There was a time, not so long ago, when newspaper presses may as well have been printing money. A combination of hefty advertising revenues and circulation growth saw huge profits flow into the coffers of owners and shareholders. But those days are long gone.
The announcement that the UK’s Independent titles are to cease printing in March came as a surprise, but many with an eye on the newspaper industry had mused that it was not a question of if, but when, the Independent would go. Circulation had dropped to around 56,000 copies daily and print advertising rates remained in long-term decline.
The problem for newspapers – and their owners – is not that news has suddenly become unfashionable, it’s that making money out of news is proving increasingly difficult. The reasons for the collapse in profits are simple: for more than 100 years newspapers controlled the news and advertising markets, but digital technology has changed everything. Staples such as classified advertising, property and cars went quickly online. Newspapers were too slow to react to classified sites such as CraigsList and Gumtree – and lost the market.

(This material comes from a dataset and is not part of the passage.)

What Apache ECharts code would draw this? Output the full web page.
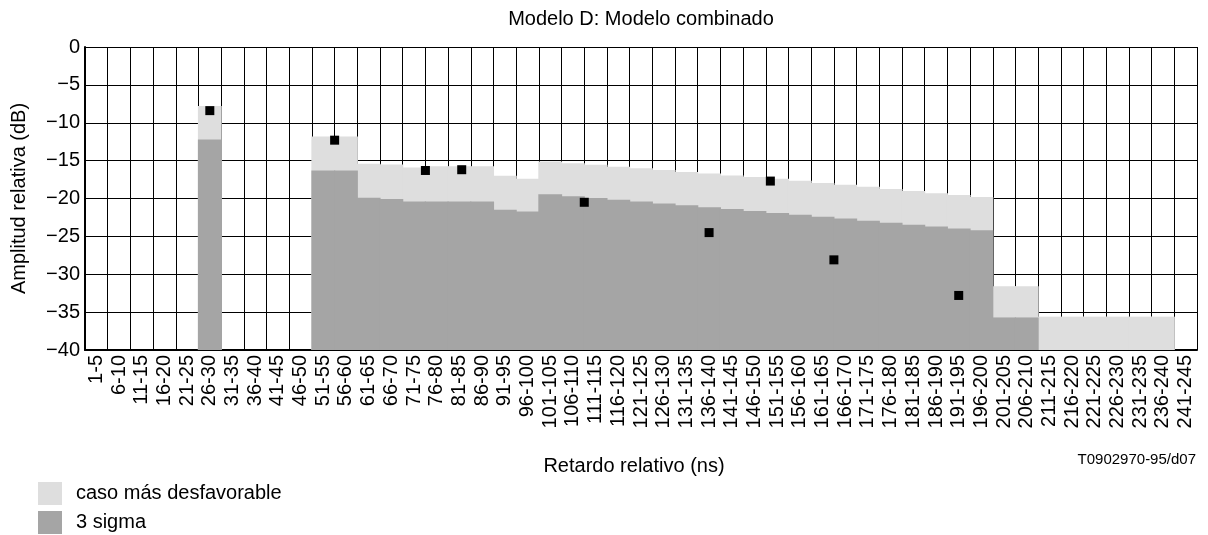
<!DOCTYPE html>
<html>
<head>
<meta charset="utf-8">
<script src="https://cdn.jsdelivr.net/npm/echarts@6/dist/echarts.min.js"></script>
<style>
  html, body { margin: 0; padding: 0; background: #fff; }
  #chart { width: 1208px; height: 535px; }
</style>
</head>
<body>
<div id="chart"></div>
<script>
// retardo relativo (ns), una categoría cada 5 ns
const categories = [
  '1-5', '6-10', '11-15', '16-20', '21-25', '26-30', '31-35', '36-40', '41-45', '46-50',
  '51-55', '56-60', '61-65', '66-70', '71-75', '76-80', '81-85', '86-90', '91-95', '96-100',
  '101-105', '106-110', '111-115', '116-120', '121-125', '126-130', '131-135', '136-140', '141-145', '146-150',
  '151-155', '156-160', '161-165', '166-170', '171-175', '176-180', '181-185', '186-190', '191-195', '196-200',
  '201-205', '206-210', '211-215', '216-220', '221-225', '226-230', '231-235', '236-240', '241-245'
]

// caso más desfavorable (dB)
const worstCase = [
  null, null, null, null, null, -7.8, null, null, null, null,
  -11.8, -11.8, -15.4, -15.5, -15.9, -15.75, -15.75, -15.75, -17.0, -17.4,
  -15.1, -15.35, -15.55, -15.8, -16.0, -16.25, -16.5, -16.7, -16.95, -17.15,
  -17.4, -17.65, -17.95, -18.2, -18.45, -18.75, -19.0, -19.3, -19.55, -19.8,
  -31.6, -31.6, -35.6, -35.6, -35.6, -35.6, -35.6, -35.6, null
]

// 3 sigma (dB)
const sigma3 = [
  null, null, null, null, null, -12.2, null, null, null, null,
  -16.3, -16.3, -19.9, -20.05, -20.4, -20.4, -20.4, -20.4, -21.5, -21.7,
  -19.45, -19.7, -19.95, -20.15, -20.4, -20.65, -20.9, -21.15, -21.4, -21.65,
  -21.9, -22.15, -22.4, -22.65, -22.95, -23.2, -23.45, -23.7, -23.95, -24.2,
  -35.7, -35.7, null, null, null, null, null, null, null
]

// puntos medidos (cuadrados negros)
const measuredNs = [27.5, 55, 75, 83, 110, 137.5, 151, 165, 192.5]
const measuredDb = [-8.4, -12.3, -16.3, -16.2, -20.5, -24.5, -17.7, -28.1, -32.8]

const FLOOR_DB = -40   // las barras salen del fondo del eje
const MAX_NS = 245

const FONT = 'Liberation Sans, Arial, sans-serif'
const LIGHT = '#dedede'
const DARK = '#a5a5a5'

const lift = v => (v == null ? null : v - FLOOR_DB)

const chart = echarts.init(document.getElementById('chart'), null, { renderer: 'canvas' })

const option = {
  animation: false,
  backgroundColor: '#fff',
  textStyle: { fontFamily: FONT },
  graphic: [
    {
      type: 'text',
      x: 641, y: 19,
      style: {
        text: 'Modelo D: Modelo combinado',
        font: '20px ' + FONT,
        fill: '#000',
        align: 'center',
        verticalAlign: 'middle'
      }
    },
    {
      type: 'text',
      x: 1196, y: 460,
      style: {
        text: 'T0902970-95/d07',
        font: '15px ' + FONT,
        fill: '#000',
        align: 'right',
        verticalAlign: 'middle'
      }
    }
  ],
  legend: {
    orient: 'vertical',
    left: 38,
    top: 482,
    height: 60,
    padding: 0,
    itemWidth: 24,
    itemHeight: 23,
    itemGap: 6,
    icon: 'rect',
    data: ['caso más desfavorable', '3 sigma'],
    textStyle: { fontSize: 20, color: '#000', fontFamily: FONT, padding: [0, 0, 0, 9] }
  },
  grid: { left: 85, right: 11, top: 47, bottom: 185 },
  xAxis: [
    {
      type: 'category',
      data: categories,
      name: 'Retardo relativo (ns)',
      nameLocation: 'middle',
      nameGap: 106,
      nameTextStyle: { fontSize: 20, color: '#000', fontFamily: FONT, padding: [0, 14, 0, 0] },
      axisLine: { lineStyle: { color: '#000', width: 2 } },
      axisTick: { show: false },
      axisLabel: { interval: 0, rotate: 90, fontSize: 20, color: '#000', margin: 5, fontFamily: FONT },
      splitLine: { show: true, interval: 0, lineStyle: { color: '#000', width: 1 } }
    },
    {
      type: 'value',
      min: 0,
      max: MAX_NS,
      show: false
    }
  ],
  yAxis: {
    type: 'value',
    min: 0,
    max: -FLOOR_DB,
    interval: 5,
    name: 'Amplitud relativa (dB)',
    nameLocation: 'middle',
    nameGap: 56,
    nameTextStyle: { fontSize: 20, color: '#000', fontFamily: FONT },
    axisLine: { show: true, lineStyle: { color: '#000', width: 2 } },
    axisTick: { show: false },
    axisLabel: {
      fontSize: 20,
      color: '#000',
      margin: 5,
      fontFamily: FONT,
      formatter: v => {
        const db = v + FLOOR_DB
        return db === 0 ? '0' : '\u2212' + Math.abs(db)
      }
    },
    splitLine: { show: true, lineStyle: { color: '#000', width: 1 } }
  },
  series: [
    {
      name: 'caso más desfavorable',
      type: 'bar',
      data: worstCase.map(lift),
      barWidth: '105%',
      barGap: '-100%',
      itemStyle: { color: LIGHT }
    },
    {
      name: '3 sigma',
      type: 'bar',
      data: sigma3.map(lift),
      barWidth: '105%',
      barGap: '-100%',
      itemStyle: { color: DARK }
    },
    {
      name: 'medido',
      type: 'scatter',
      xAxisIndex: 1,
      data: measuredNs.map((ns, i) => [ns, lift(measuredDb[i])]),
      symbol: 'rect',
      symbolSize: 9,
      itemStyle: { color: '#000', opacity: 1 },
      z: 5
    }
  ]
}

chart.setOption(option)
</script>
</body>
</html>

At the same time titles have haemorrhaged circulation as news, once a prized commodity, is now freely available on a diversity of sites. Legacy news organisations initially gave everything away for free online, naively assuming their brands were invincible and that digital advertising would simply replace print loses. However digital revenues have proved elusive, and while online revenues are growing, the growth is nowhere near enough to offset the decline in print advertising and circulation.
Since the mid 2000s US and UK newspapers have lost close to 50% in circulation with few exceptions. Specialist titles, Sunday papers and broadsheets have fared slightly less badly than tabloids, but there is no good news for anyone in newsprint. While there are some examples, such as in Germany and Holland, where print circulation has held up relatively well, most titles are at best managing decline.
Paying for quality
Paywalls, introduced by a number of news companies in recent years in an effort to both put a value on the exclusive content they produced and to try to replace lost newspaper circulation, have worked to varying degrees.

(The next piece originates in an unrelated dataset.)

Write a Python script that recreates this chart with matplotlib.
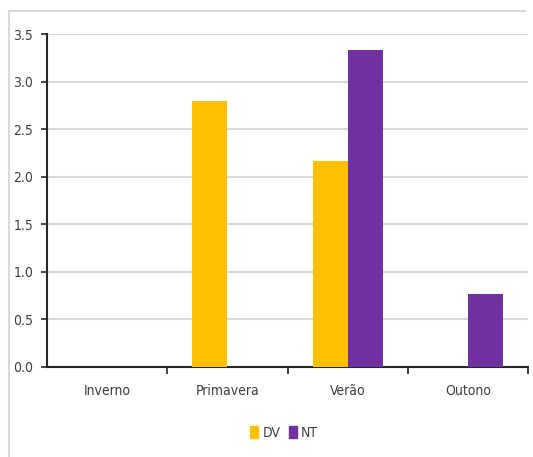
import matplotlib.pyplot as plt
import numpy as np
from matplotlib.patches import Rectangle
from matplotlib.lines import Line2D

seasons = ["Inverno", "Primavera", "Verão", "Outono"]
dv_values = [0.0, 2.80, 2.17, 0.0]
nt_values = [0.0, 0.0, 3.33, 0.77]
y_ticks = [0.0, 0.5, 1.0, 1.5, 2.0, 2.5, 3.0, 3.5]

dv_color = "#FFC000"
nt_color = "#7030A0"

plt.rcParams['font.family'] = ['DejaVu Sans']
plt.rcParams['font.stretch'] = 'condensed'

W, H = 533, 457
fig = plt.figure(figsize=(W / 100, H / 100), dpi=100)

# outer chart-area frame (top and left edges)
fig.add_artist(Line2D([8.5 / W, 526 / W], [1 - 10.5 / H, 1 - 10.5 / H],
                      transform=fig.transFigure, color="#d9d9d9", linewidth=1.5,
                      solid_capstyle="butt"))
fig.add_artist(Line2D([8.5 / W, 8.5 / W], [0.0, 1 - 10.5 / H],
                      transform=fig.transFigure, color="#d9d9d9", linewidth=1.5))

left, right, top, bottom = 47, 528, 34, 367
ax = fig.add_axes([left / W, 1 - bottom / H, (right - left) / W, (bottom - top) / H])

x = np.arange(len(seasons))
bw = 35 / 120.3
ax.bar(x - bw / 2, dv_values, bw, color=dv_color, label="DV", zorder=3)
ax.bar(x + bw / 2, nt_values, bw, color=nt_color, label="NT", zorder=3)

ax.set_xlim(-0.5, len(seasons) - 0.5)
ax.set_ylim(0, 3.5)
ax.set_yticks(y_ticks)
ax.set_yticklabels([f"{v:.1f}" for v in y_ticks], fontsize=10, color="#404040")
ax.yaxis.grid(True, color="#d9d9d9", linewidth=1.5, zorder=0)
ax.set_axisbelow(True)

ax.set_xticks(x)
ax.set_xticklabels(seasons, fontsize=10, color="#404040")
ax.tick_params(axis="x", length=0, pad=12)
ax.set_xticks(np.arange(0.5, len(seasons) - 0.5 + 0.01, 1), minor=True)
ax.tick_params(axis="x", which="minor", length=5, width=1.2, color="#262626", direction="out")
ax.tick_params(axis="y", length=4, width=1.2, color="#262626", pad=6)

for s in ["top", "right"]:
    ax.spines[s].set_visible(False)
ax.spines["left"].set_color("#262626")
ax.spines["left"].set_linewidth(1.5)
ax.spines["bottom"].set_color("#262626")
ax.spines["bottom"].set_linewidth(1.5)

handles = [Rectangle((0, 0), 1, 1, color=dv_color), Rectangle((0, 0), 1, 1, color=nt_color)]
fig.legend(handles, ["DV", "NT"], loc="center", bbox_to_anchor=(284 / W, 1 - 433 / H),
           ncol=2, frameon=False, fontsize=10, handlelength=0.6, handleheight=0.9,
           handletextpad=0.3, columnspacing=0.6, labelcolor="#404040")

fig.savefig("out.png", dpi=100, facecolor="white")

In the US, big brands such as The New York Times and The Washington Post have both struggled with how to monetise editorial content online, however both have now implemented somewhat successful paywall models. The Washington Post introduced its somewhat porous paywall in 2013 after struggling digitally for a number of years.
A similar approach is in operation at The New York Times, though it has had more successes digitally in attracting paying subscribers and in converting print readers to sign up to seven-day delivery and online subscriptions. It now has more than a million digital subscribers.

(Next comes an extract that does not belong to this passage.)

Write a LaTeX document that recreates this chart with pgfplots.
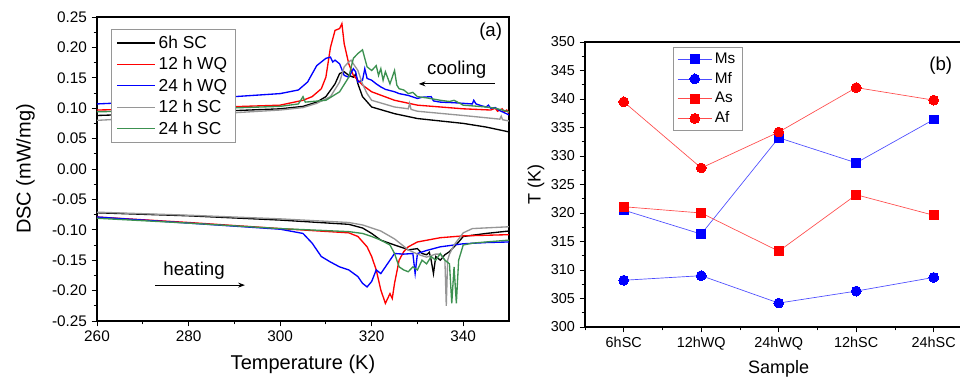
\documentclass[border=0pt]{standalone}
\usepackage{fontspec}
\setmainfont{Liberation Sans}
\usepackage{pgfplots}
\pgfplotsset{compat=1.18}
\usetikzlibrary{arrows.meta}
\definecolor{sgreen}{RGB}{60,145,80}
\definecolor{sgrey}{RGB}{150,150,150}
\begin{document}
\begin{tikzpicture}
\useasboundingbox (0,0) rectangle (720pt,283.5pt);
\begin{axis}[
  at={(72.75pt,42.75pt)}, anchor=south west,
  scale only axis, width=309pt, height=228pt,
  xmin=260, xmax=350, ymin=-0.25, ymax=0.25,
  xtick={260,280,...,340}, minor x tick num=1,
  ytick={-0.25,-0.20,...,0.26}, minor y tick num=1,
  yticklabel style={/pgf/number format/.cd,fixed,fixed zerofill,precision=2},
  /pgf/number format/assume math mode=true,
  tick align=outside, xtick pos=bottom, ytick pos=left,
  major tick length=4pt, minor tick length=2.5pt,
  tick style={black, line width=0.6pt},
  axis line style={line width=0.8pt},
  ticklabel style={font=\fontsize{11.5}{13}\selectfont},
  xlabel={Temperature (K)}, ylabel={DSC (mW/mg)},
  label style={font=\fontsize{15}{18}\selectfont},
  xlabel style={yshift=-3pt},
  ylabel style={yshift=6pt},
  legend style={at={(0.034,0.96)}, anchor=north west, draw=sgrey, line width=0.6pt,
    font=\fontsize{13}{14}\selectfont, row sep=1.2pt, inner xsep=4pt, inner ysep=2.5pt},
  legend cell align=left,
  legend image code/.code={\draw[#1, line width=1pt] (0cm,0cm) -- (1.0cm,0cm);},
]
% cooling curves
\addplot[black, line width=1pt] coordinates {(260,0.088)(280,0.093)(300,0.099)(305,0.103)(308,0.110)(310,0.119)(312,0.140)(313,0.157)(314,0.160)(315,0.154)(316,0.151)(316.5,0.156)(317,0.140)(318,0.119)(320,0.102)(325,0.091)(330,0.083)(340,0.075)(345,0.069)(350,0.061)};
\addlegendentry{6h SC}
\addplot[red, line width=1pt] coordinates {(260,0.097)(280,0.100)(300,0.105)(305,0.113)(307,0.119)(309,0.132)(310,0.151)(311,0.200)(312,0.228)(313,0.231)(313.5,0.239)(314,0.206)(315,0.173)(316,0.154)(318,0.138)(320,0.127)(325,0.113)(330,0.105)(340,0.099)(346,0.097)(347,0.100)(347.5,0.095)(348.5,0.099)(349,0.094)(349.5,0.097)(350,0.092)};
\addlegendentry{12 h WQ}
\addplot[blue, line width=1pt] coordinates {(260,0.107)(280,0.114)(300,0.124)(304,0.130)(306,0.143)(308,0.170)(309,0.176)(310,0.182)(311,0.184)(311.5,0.176)(312,0.179)(313,0.173)(314,0.154)(315,0.151)(316,0.165)(316.5,0.160)(317,0.143)(318,0.146)(318.5,0.165)(319,0.149)(320,0.146)(321,0.140)(322,0.135)(323,0.131)(325,0.127)(326,0.124)(328,0.121)(330,0.116)(331,0.118)(333,0.119)(333.5,0.112)(335,0.110)(338,0.109)(340,0.108)(342,0.107)(342.3,0.113)(342.8,0.107)(344,0.104)(345,0.102)(345.5,0.105)(346,0.100)(347,0.101)(348,0.096)(350,0.089)};
\addlegendentry{24 h WQ}
\addplot[sgrey, line width=1pt] coordinates {(260,0.080)(280,0.088)(300,0.097)(305,0.101)(308,0.108)(311,0.119)(313,0.143)(314,0.168)(315,0.176)(315.5,0.179)(316,0.173)(317,0.162)(318,0.140)(319,0.124)(320,0.113)(325,0.102)(328,0.099)(328.3,0.108)(328.6,0.098)(330,0.095)(340,0.088)(348,0.082)(348.3,0.087)(348.6,0.081)(350,0.079)};
\addlegendentry{12 h SC}
\addplot[sgreen, line width=1pt] coordinates {(260,0.094)(280,0.098)(300,0.103)(304,0.107)(305,0.119)(305.5,0.110)(310,0.113)(313,0.127)(315,0.151)(316,0.182)(317,0.190)(318,0.196)(318.5,0.182)(319,0.168)(320,0.162)(321,0.170)(321.5,0.154)(322,0.165)(322.5,0.146)(323,0.160)(324,0.140)(325,0.162)(325.5,0.138)(326,0.132)(327,0.130)(328,0.124)(329,0.126)(330,0.119)(332,0.117)(335,0.113)(337,0.111)(338,0.113)(340,0.105)(345,0.102)(347,0.100)(350,0.094)};
\addlegendentry{24 h SC}
% heating curves
\addplot[black, line width=1pt, forget plot] coordinates {(260,-0.072)(280,-0.077)(300,-0.084)(315,-0.091)(318,-0.097)(320,-0.106)(322,-0.117)(325,-0.125)(327,-0.130)(328,-0.133)(330,-0.131)(331,-0.139)(332,-0.141)(332.6,-0.137)(333,-0.150)(333.5,-0.172)(334,-0.144)(335,-0.150)(336,-0.141)(337,-0.136)(338,-0.128)(339,-0.120)(340,-0.111)(345,-0.106)(350,-0.102)};
\addplot[red, line width=1pt, forget plot] coordinates {(260,-0.079)(280,-0.088)(300,-0.098)(315,-0.105)(317,-0.111)(319,-0.128)(320,-0.144)(321,-0.166)(322,-0.199)(323,-0.221)(323.5,-0.213)(324,-0.205)(324.5,-0.213)(325,-0.188)(326,-0.150)(327,-0.136)(328,-0.128)(330,-0.120)(335,-0.113)(340,-0.110)(350,-0.108)};
\addplot[blue, line width=1pt, forget plot] coordinates {(260,-0.079)(280,-0.089)(300,-0.099)(305,-0.106)(307,-0.122)(309,-0.144)(311,-0.153)(313,-0.161)(315,-0.166)(317,-0.177)(318,-0.188)(319,-0.194)(320,-0.185)(321,-0.166)(322,-0.172)(323,-0.161)(324,-0.150)(325,-0.139)(327,-0.140)(329,-0.139)(329.5,-0.172)(330,-0.139)(332,-0.134)(335,-0.128)(340,-0.123)(345,-0.121)(350,-0.120)};
\addplot[sgrey, line width=1pt, forget plot] coordinates {(260,-0.071)(280,-0.076)(300,-0.082)(315,-0.088)(318,-0.092)(322,-0.102)(325,-0.115)(327,-0.127)(328,-0.133)(330,-0.140)(332,-0.145)(334,-0.140)(335,-0.140)(336,-0.150)(336.3,-0.225)(336.6,-0.150)(337,-0.140)(338,-0.125)(340,-0.105)(342,-0.098)(350,-0.095)};
\addplot[sgreen, line width=1pt, forget plot] coordinates {(260,-0.081)(280,-0.089)(300,-0.098)(315,-0.103)(318,-0.106)(320,-0.111)(322,-0.117)(324,-0.125)(325,-0.139)(326,-0.161)(327,-0.166)(328,-0.169)(329,-0.161)(330,-0.166)(331,-0.150)(332,-0.156)(333,-0.144)(334,-0.150)(335,-0.139)(336,-0.150)(337,-0.156)(337.5,-0.221)(338,-0.161)(338.5,-0.221)(339,-0.150)(340,-0.125)(342,-0.122)(345,-0.120)(350,-0.117)};
\node[font=\fontsize{14}{16}\selectfont] at (axis cs:346,0.226) {(a)};
\node[font=\fontsize{14}{16}\selectfont] at (axis cs:338.6,0.163) {cooling};
\draw[-{Stealth[length=5pt]}, line width=0.7pt] (axis cs:346.9,0.140) -- (axis cs:330.3,0.140);
\node[font=\fontsize{14}{16}\selectfont] at (axis cs:281.2,-0.168) {heating};
\draw[-{Stealth[length=5pt]}, line width=0.7pt] (axis cs:272.7,-0.191) -- (axis cs:292.3,-0.191);
\end{axis}
\begin{axis}[
  at={(438.75pt,38.25pt)}, anchor=south west,
  scale only axis, width=290.6pt, height=213.75pt,
  xmin=-0.5, xmax=4.5, ymin=300, ymax=350,
  xtick={0,1,2,3,4}, xticklabels={6hSC,12hWQ,24hWQ,12hSC,24hSC},
  minor xtick={-0.5,0.5,1.5,2.5,3.5},
  ytick={300,305,...,350}, minor y tick num=1,
  /pgf/number format/assume math mode=true,
  tick align=outside, xtick pos=bottom, ytick pos=left,
  major tick length=4pt, minor tick length=2.5pt,
  tick style={black, line width=0.6pt},
  axis line style={line width=0.8pt},
  ticklabel style={font=\fontsize{10.8}{12}\selectfont},
  xlabel={Sample}, ylabel={T (K)},
  label style={font=\fontsize{13.5}{16}\selectfont},
  xlabel style={yshift=-1pt},
  ylabel style={yshift=-2pt},
  legend style={at={(0.227,0.982)}, anchor=north west, draw=sgrey, line width=0.6pt,
    font=\fontsize{11.5}{12.5}\selectfont, row sep=1.2pt, inner xsep=3pt, inner ysep=2pt},
  legend cell align=left,
  legend image code/.code={\draw[#1, mark=none] (0cm,0cm) -- (0.9cm,0cm); \draw[#1, only marks] plot coordinates {(0.45cm,0cm)};},
]
\addplot[blue!70!white, line width=0.5pt, mark=square*, mark size=3.3pt, mark options={fill=blue, draw=blue, line width=0pt}] coordinates {(0,320.5)(1,316.3)(2,333.2)(3,328.8)(4,336.4)};
\addlegendentry{Ms}
\addplot[blue!70!white, line width=0.5pt, mark=*, mark size=3.7pt, mark options={fill=blue, draw=blue, line width=0pt}] coordinates {(0,308.2)(1,309.0)(2,304.2)(3,306.3)(4,308.7)};
\addlegendentry{Mf}
\addplot[red!70!white, line width=0.5pt, mark=square*, mark size=3.3pt, mark options={fill=red, draw=red, line width=0pt}] coordinates {(0,321.1)(1,320.0)(2,313.3)(3,323.2)(4,319.6)};
\addlegendentry{As}
\addplot[red!70!white, line width=0.5pt, mark=*, mark size=3.7pt, mark options={fill=red, draw=red, line width=0pt}] coordinates {(0,339.5)(1,327.9)(2,334.2)(3,342.0)(4,339.8)};
\addlegendentry{Af}
\node[font=\fontsize{14}{16}\selectfont] at (axis cs:4.09,345.8) {(b)};
\end{axis}
\end{tikzpicture}
\end{document}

News UK introduced a paywall for its news brands, including The Times and The Sunday Times in 2010, with The Sun following in 2013. While the strategy has been successful with 170,000 Times subscribers, the company abandoned The Sun’s paywall late in 2015, and announced plans to aggressively grow its digital platform in 2016.
Of all media organisations with paywall or metered models, the Financial Times remains one of the most successful. Of a paid circulation of 720,000 in 2014, more than 500,000 were digital, up 20% on 2013. Half year figures for 2015 showed a year-on-year rise to 737,000 total circulation, with 520,000 digital subscribers.
The German media giant, Axel Springer, announced it was considering introducing paywalls at its Upday app and newly acquired Business Insider last December. It has already introduced a metered paywall at popular Berlin daily Bild and banned readers with adblockers installed on their PCs from accessing its content.
Australian media giant News Corp Australia – which owns The Australian, the Sydney based Daily Telegraph and most of the main regional titles – put its content behind a paywall in 2013. Fairfax, which owns the Sydney Morning Herald and The Age, also introduced paywalls in 2013 – and subscriber numbers are steady while print circulation is falling off.
But while media companies are still making significant revenues from print, any revenue from digital, while impressive in growth terms, remains tiny.
Digital revenues at The Sydney Morning Herald in 2014 were A$15m, compared with A$242m from print circulation and print advertising. Figures for 2015 from the Times Co (The New York Times parent company) show that digital subscriptions were responsible for just under US$49m of US$365m in revenue during the third quarter of 2015.
And not everyone has made a success of paywalls. Mid-market popular newspapers and tabloids, where a heady mix of “gotcha” journalism, crime stories, and celebrity and entertainment news have proved a recipe for huge popular success in the UK, have in most part steered away from paywalls – favouring instead high-volume mass market free content, with a heavy emphasis on content that plays well on social media.
Other sites, including the UK’s Guardian, have remained free, relying instead on revenue from digital advertising. However the rise of adblockers has severely damaged the ability of such news sites to make money from advertising. The Guardian reported losses of £53m in 2015 and announced it would cut costs by 20%, blaming a sharp decline in print advertising and slower than expected growth in digital revenues.
For smaller players, the market remains challenging. Regional and local newspapers have little or no prospect of introducing successful paywall models. Economies of scale mean their potential audiences are too small to monetise via digital advertising. For now, most are clinging to their print editions (which remain profitable) and using websites to build brands and market share.
ABC1 readership newspapers – in other words, those appealing to the middle classes – and niche brands such as business titles, where content is exclusive and in demand, seem to be making paywalls work. For everyone else the future looks bleak.